Thursday, July 12, 2012

Can I have a 2nd Opinion? Ok, You're Ugly as Well!


I'd like to thank the people who invented the premise that bad things can only happen on Friday the 13th. It tends to make people more pensive in their actions if only for one out of 365 days in a year, and that's only if you're prone to put any credence into the premise. Albert Einstein worded it simply, "Time only exists so everything doesn't happen at once". For those people with real life experience and a bit of insight or hindsight, time line speed is what changes a ride on a merry go round from a frolicking event that a child remembers fondly into something akin to 'shaken baby syndrome', an event that a child will probably not remember too fondly if at all considering the damage that can be done. They're the same motions and movements, just forced into a shorter time frame making those actions more jarring and injurious.

While traversing life's floor routine you're only as stable as you were completing your last action as you head into your next action, depending on your rate of speed and recovery time between those actions. Landing a bit askew in your footing and you're not in a perfect position to focus on your chosen future path, and in life we've been told that our movements should be a fluid perfect motion, our actions to be exacting and occurring as though planned in advance with the absence of effort. This is the performance we want all to be witnessed and attempts to disguise imperfections should go unnoticed to anyone else's perception.

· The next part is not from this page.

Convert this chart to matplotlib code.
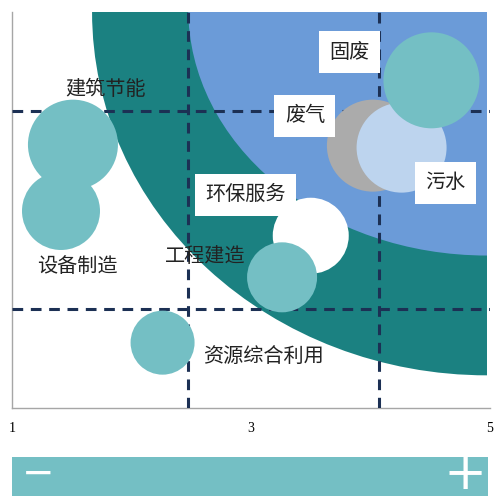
import matplotlib.pyplot as plt
from matplotlib.patches import Ellipse, Rectangle

# bubble data (x, y in chart units, r = bubble radius in px)
names = ['设备制造', '建筑节能', '资源综合利用', '环保服务', '工程建造', '废气', '污水', '固废']
xs = [1.41, 1.51, 2.26, 3.50, 3.26, 4.02, 4.26, 4.51]
ys = [1.99, 2.66, 0.66, 1.74, 1.32, 2.65, 2.63, 3.31]
radii = [39, 45, 32, 38, 35, 46, 45, 48]
colors = ['#74bfc4', '#74bfc4', '#74bfc4', '#ffffff', '#74bfc4', '#ababab', '#bdd4ee', '#74bfc4']
boxed = [False, False, False, True, False, True, True, True]
# label offsets from bubble centre, in pixels
label_dx = [16, 33, 101, -65, -77, -68, 44, -82]
label_dy = [-56, 55, -15, 41, 21, 30, -35, 28]

x_ticks = [1, 3, 5]
h_lines = [1, 3]
v_lines = [2.47, 4.07]

dpi = 100
fig = plt.figure(figsize=(5, 5), dpi=dpi)
ax = fig.add_axes([12 / 500, 92 / 500, 478 / 500, 396 / 500])
ax.set_xlim(1, 5)
ax.set_ylim(0, 4)

# background zones: quarter ellipses from the top-right corner
clip = Rectangle((1, 0), 3.975, 4, transform=ax.transData)
outer = Ellipse((4.975, 4), 2 * 3.305, 2 * 3.67, color='#1b8181', lw=0, zorder=1)
inner = Ellipse((4.975, 4.03), 2 * 2.50, 2 * 2.49, color='#6b9bd8', lw=0, zorder=2)
for e in (outer, inner):
    ax.add_patch(e)
    e.set_clip_path(clip)

# quadrant lines
for y in h_lines:
    ax.axhline(y, color='#1c3054', lw=2.2, ls=(0, (3.5, 2.5)), zorder=3)
for x in v_lines:
    ax.axvline(x, color='#1c3054', lw=2.2, ls=(0, (3.5, 2.5)), zorder=3)

sizes = [(2 * r * 72 / dpi) ** 2 for r in radii]
ax.scatter(xs, ys, s=sizes, c=colors, linewidths=0, zorder=4)

for name, x, y, dx, dy, b in zip(names, xs, ys, label_dx, label_dy, boxed):
    bbox = dict(boxstyle='square,pad=0.52', fc='white', ec='none') if b else None
    ax.annotate(name, (x, y), xytext=(dx, dy), textcoords='offset pixels',
                ha='center', va='center', fontsize=14.5, color='#222222',
                family=['Noto Sans CJK SC', 'DejaVu Sans'], bbox=bbox, zorder=5)

for s in ['top', 'right']:
    ax.spines[s].set_visible(False)
for s in ['left', 'bottom']:
    ax.spines[s].set_color('#a6a6a6')
    ax.spines[s].set_linewidth(1)
ax.set_yticks([])
ax.set_xticks(x_ticks)
ax.set_xticklabels([str(t) for t in x_ticks], family='Liberation Serif', fontsize=10)
ax.tick_params(axis='x', length=0, pad=10)

# bottom scale bar
fig.patches.append(Rectangle((12 / 500, 4 / 500), 476 / 500, 39 / 500,
                             transform=fig.transFigure, color='#74bfc4', lw=0))
fig.text(36 / 500, 27 / 500, r'$-$', color='white', fontsize=28, ha='center', va='center')
fig.text(463 / 500, 25 / 500, r'$+$', color='white', fontsize=37, ha='center', va='center')

fig.savefig('out.png', dpi=dpi)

If you land your last event on shaky ground take the time to regain your posture before your move ahead to your next endeavor. This pause may or may not go unnoticed by only your perception but your future landings will be more precise to the one's who continue to watch your performance in life.

This entry may be buried in pretension but it's not hard to understand why we don't always land where we're supposed to, why we don't have proper footing when instigating our next move, and why we find ourselves landing outside our targeted mark as often as we often do. We're not perfect machines and this is something we should be aware of and never have to apologize. That we move in any direction is by choice and not by force of anything other than ourselves. That we continue to recover and pursue our direction in spite of variables we cannot control is courageous and that we all do it at our own pace or not at all if that is our choice is our individualism. That no one can credit himself for  all of someone else's success or put blame on someone else for all of his own failures is more than likely factual. That no one has the right to judge what is a success and what is a failure to anyone but themselves is even more likely factual.